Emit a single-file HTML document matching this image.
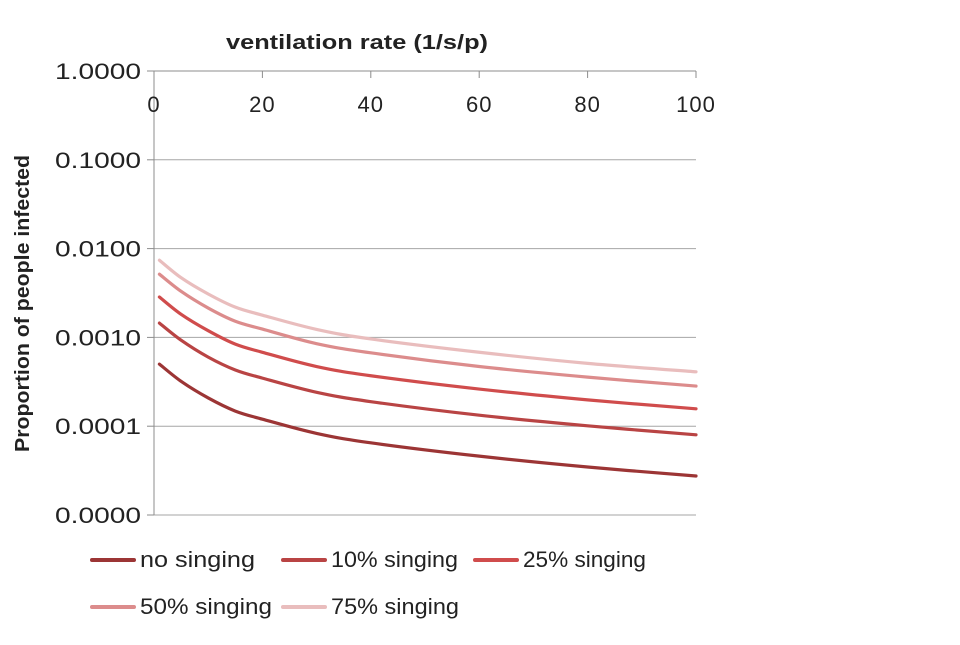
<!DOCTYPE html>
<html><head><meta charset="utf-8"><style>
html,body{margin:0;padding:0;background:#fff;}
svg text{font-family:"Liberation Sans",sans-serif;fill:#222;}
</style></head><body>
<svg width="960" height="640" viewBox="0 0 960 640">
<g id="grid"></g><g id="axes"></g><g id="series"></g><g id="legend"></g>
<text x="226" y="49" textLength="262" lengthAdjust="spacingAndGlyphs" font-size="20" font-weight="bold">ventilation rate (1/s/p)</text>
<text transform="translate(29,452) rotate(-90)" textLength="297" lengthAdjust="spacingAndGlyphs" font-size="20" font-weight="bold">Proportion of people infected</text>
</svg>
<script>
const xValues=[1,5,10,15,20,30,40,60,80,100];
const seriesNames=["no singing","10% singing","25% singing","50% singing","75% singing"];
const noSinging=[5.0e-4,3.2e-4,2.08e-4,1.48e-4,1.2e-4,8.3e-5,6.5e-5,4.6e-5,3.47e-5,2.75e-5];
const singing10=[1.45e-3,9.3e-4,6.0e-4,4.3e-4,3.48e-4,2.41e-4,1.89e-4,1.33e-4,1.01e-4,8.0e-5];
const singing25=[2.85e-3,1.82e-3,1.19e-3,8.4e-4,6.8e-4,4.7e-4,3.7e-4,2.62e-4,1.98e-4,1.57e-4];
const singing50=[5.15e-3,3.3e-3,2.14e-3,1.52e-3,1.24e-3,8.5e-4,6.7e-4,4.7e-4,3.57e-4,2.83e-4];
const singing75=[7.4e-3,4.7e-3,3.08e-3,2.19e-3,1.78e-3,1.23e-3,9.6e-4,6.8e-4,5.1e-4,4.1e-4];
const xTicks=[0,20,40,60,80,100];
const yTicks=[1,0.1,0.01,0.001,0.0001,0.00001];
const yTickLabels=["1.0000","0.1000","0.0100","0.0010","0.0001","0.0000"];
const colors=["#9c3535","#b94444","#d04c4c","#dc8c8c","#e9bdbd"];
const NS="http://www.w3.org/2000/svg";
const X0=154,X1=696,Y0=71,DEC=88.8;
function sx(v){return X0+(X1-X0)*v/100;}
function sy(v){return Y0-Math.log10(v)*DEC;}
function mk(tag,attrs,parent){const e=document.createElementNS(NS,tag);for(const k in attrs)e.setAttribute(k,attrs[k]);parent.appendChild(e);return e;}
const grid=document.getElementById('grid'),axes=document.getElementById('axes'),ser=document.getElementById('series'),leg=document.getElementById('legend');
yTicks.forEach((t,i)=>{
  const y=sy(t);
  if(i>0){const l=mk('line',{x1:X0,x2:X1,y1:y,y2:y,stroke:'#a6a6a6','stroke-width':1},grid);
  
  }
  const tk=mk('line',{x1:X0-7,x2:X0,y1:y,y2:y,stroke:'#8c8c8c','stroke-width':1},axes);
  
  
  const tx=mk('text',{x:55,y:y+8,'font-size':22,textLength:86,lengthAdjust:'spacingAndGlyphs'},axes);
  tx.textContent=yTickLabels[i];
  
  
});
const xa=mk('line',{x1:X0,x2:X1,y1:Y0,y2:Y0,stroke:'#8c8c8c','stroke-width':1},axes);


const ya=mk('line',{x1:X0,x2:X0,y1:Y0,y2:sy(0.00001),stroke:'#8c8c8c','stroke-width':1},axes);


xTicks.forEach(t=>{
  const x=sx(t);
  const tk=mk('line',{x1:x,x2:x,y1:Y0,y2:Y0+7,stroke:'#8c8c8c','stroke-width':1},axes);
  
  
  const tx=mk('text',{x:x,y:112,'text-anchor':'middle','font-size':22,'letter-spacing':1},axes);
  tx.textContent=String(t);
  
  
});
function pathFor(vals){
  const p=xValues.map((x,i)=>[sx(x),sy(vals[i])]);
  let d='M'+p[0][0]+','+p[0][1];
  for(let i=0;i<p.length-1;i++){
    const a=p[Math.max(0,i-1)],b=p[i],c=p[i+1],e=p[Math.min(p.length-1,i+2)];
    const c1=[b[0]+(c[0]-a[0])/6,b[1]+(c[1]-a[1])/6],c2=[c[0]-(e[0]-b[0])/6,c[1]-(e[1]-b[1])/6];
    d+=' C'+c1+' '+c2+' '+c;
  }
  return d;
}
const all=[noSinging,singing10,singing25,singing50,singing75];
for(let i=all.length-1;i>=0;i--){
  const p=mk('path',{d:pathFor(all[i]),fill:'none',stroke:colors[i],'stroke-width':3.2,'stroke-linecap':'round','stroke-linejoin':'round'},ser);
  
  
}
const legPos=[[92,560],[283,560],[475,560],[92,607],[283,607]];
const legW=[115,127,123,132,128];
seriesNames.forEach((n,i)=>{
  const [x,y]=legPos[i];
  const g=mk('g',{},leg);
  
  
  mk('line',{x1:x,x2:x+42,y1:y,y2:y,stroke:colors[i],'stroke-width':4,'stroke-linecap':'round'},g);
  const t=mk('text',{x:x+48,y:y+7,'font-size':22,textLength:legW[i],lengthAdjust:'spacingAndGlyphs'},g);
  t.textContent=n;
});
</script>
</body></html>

◇ ◇ ◇ ◇

▶ [WRITTEN PROBLEM]
Send back the data above word for word, with the pictures left out.

▶ [REPLY]
Emit a single-file HTML document matching this image.
<!DOCTYPE html>
<html><head><meta charset="utf-8"><style>
html,body{margin:0;padding:0;background:#fff;}
svg text{font-family:"Liberation Sans",sans-serif;fill:#222;}
</style></head><body>
<svg width="960" height="640" viewBox="0 0 960 640">
<g id="grid"></g><g id="axes"></g><g id="series"></g><g id="legend"></g>
<text x="226" y="49" textLength="262" lengthAdjust="spacingAndGlyphs" font-size="20" font-weight="bold">ventilation rate (1/s/p)</text>
<text transform="translate(29,452) rotate(-90)" textLength="297" lengthAdjust="spacingAndGlyphs" font-size="20" font-weight="bold">Proportion of people infected</text>
</svg>
<script>
const xValues=[1,5,10,15,20,30,40,60,80,100];
const seriesNames=["no singing","10% singing","25% singing","50% singing","75% singing"];
const noSinging=[5.0e-4,3.2e-4,2.08e-4,1.48e-4,1.2e-4,8.3e-5,6.5e-5,4.6e-5,3.47e-5,2.75e-5];
const singing10=[1.45e-3,9.3e-4,6.0e-4,4.3e-4,3.48e-4,2.41e-4,1.89e-4,1.33e-4,1.01e-4,8.0e-5];
const singing25=[2.85e-3,1.82e-3,1.19e-3,8.4e-4,6.8e-4,4.7e-4,3.7e-4,2.62e-4,1.98e-4,1.57e-4];
const singing50=[5.15e-3,3.3e-3,2.14e-3,1.52e-3,1.24e-3,8.5e-4,6.7e-4,4.7e-4,3.57e-4,2.83e-4];
const singing75=[7.4e-3,4.7e-3,3.08e-3,2.19e-3,1.78e-3,1.23e-3,9.6e-4,6.8e-4,5.1e-4,4.1e-4];
const xTicks=[0,20,40,60,80,100];
const yTicks=[1,0.1,0.01,0.001,0.0001,0.00001];
const yTickLabels=["1.0000","0.1000","0.0100","0.0010","0.0001","0.0000"];
const colors=["#9c3535","#b94444","#d04c4c","#dc8c8c","#e9bdbd"];
const NS="http://www.w3.org/2000/svg";
const X0=154,X1=696,Y0=71,DEC=88.8;
function sx(v){return X0+(X1-X0)*v/100;}
function sy(v){return Y0-Math.log10(v)*DEC;}
function mk(tag,attrs,parent){const e=document.createElementNS(NS,tag);for(const k in attrs)e.setAttribute(k,attrs[k]);parent.appendChild(e);return e;}
const grid=document.getElementById('grid'),axes=document.getElementById('axes'),ser=document.getElementById('series'),leg=document.getElementById('legend');
yTicks.forEach((t,i)=>{
  const y=sy(t);
  if(i>0){const l=mk('line',{x1:X0,x2:X1,y1:y,y2:y,stroke:'#a6a6a6','stroke-width':1},grid);
  
  }
  const tk=mk('line',{x1:X0-7,x2:X0,y1:y,y2:y,stroke:'#8c8c8c','stroke-width':1},axes);
  
  
  const tx=mk('text',{x:55,y:y+8,'font-size':22,textLength:86,lengthAdjust:'spacingAndGlyphs'},axes);
  tx.textContent=yTickLabels[i];
  
  
});
const xa=mk('line',{x1:X0,x2:X1,y1:Y0,y2:Y0,stroke:'#8c8c8c','stroke-width':1},axes);


const ya=mk('line',{x1:X0,x2:X0,y1:Y0,y2:sy(0.00001),stroke:'#8c8c8c','stroke-width':1},axes);


xTicks.forEach(t=>{
  const x=sx(t);
  const tk=mk('line',{x1:x,x2:x,y1:Y0,y2:Y0+7,stroke:'#8c8c8c','stroke-width':1},axes);
  
  
  const tx=mk('text',{x:x,y:112,'text-anchor':'middle','font-size':22,'letter-spacing':1},axes);
  tx.textContent=String(t);
  
  
});
function pathFor(vals){
  const p=xValues.map((x,i)=>[sx(x),sy(vals[i])]);
  let d='M'+p[0][0]+','+p[0][1];
  for(let i=0;i<p.length-1;i++){
    const a=p[Math.max(0,i-1)],b=p[i],c=p[i+1],e=p[Math.min(p.length-1,i+2)];
    const c1=[b[0]+(c[0]-a[0])/6,b[1]+(c[1]-a[1])/6],c2=[c[0]-(e[0]-b[0])/6,c[1]-(e[1]-b[1])/6];
    d+=' C'+c1+' '+c2+' '+c;
  }
  return d;
}
const all=[noSinging,singing10,singing25,singing50,singing75];
for(let i=all.length-1;i>=0;i--){
  const p=mk('path',{d:pathFor(all[i]),fill:'none',stroke:colors[i],'stroke-width':3.2,'stroke-linecap':'round','stroke-linejoin':'round'},ser);
  
  
}
const legPos=[[92,560],[283,560],[475,560],[92,607],[283,607]];
const legW=[115,127,123,132,128];
seriesNames.forEach((n,i)=>{
  const [x,y]=legPos[i];
  const g=mk('g',{},leg);
  
  
  mk('line',{x1:x,x2:x+42,y1:y,y2:y,stroke:colors[i],'stroke-width':4,'stroke-linecap':'round'},g);
  const t=mk('text',{x:x+48,y:y+7,'font-size':22,textLength:legW[i],lengthAdjust:'spacingAndGlyphs'},g);
  t.textContent=n;
});
</script>
</body></html>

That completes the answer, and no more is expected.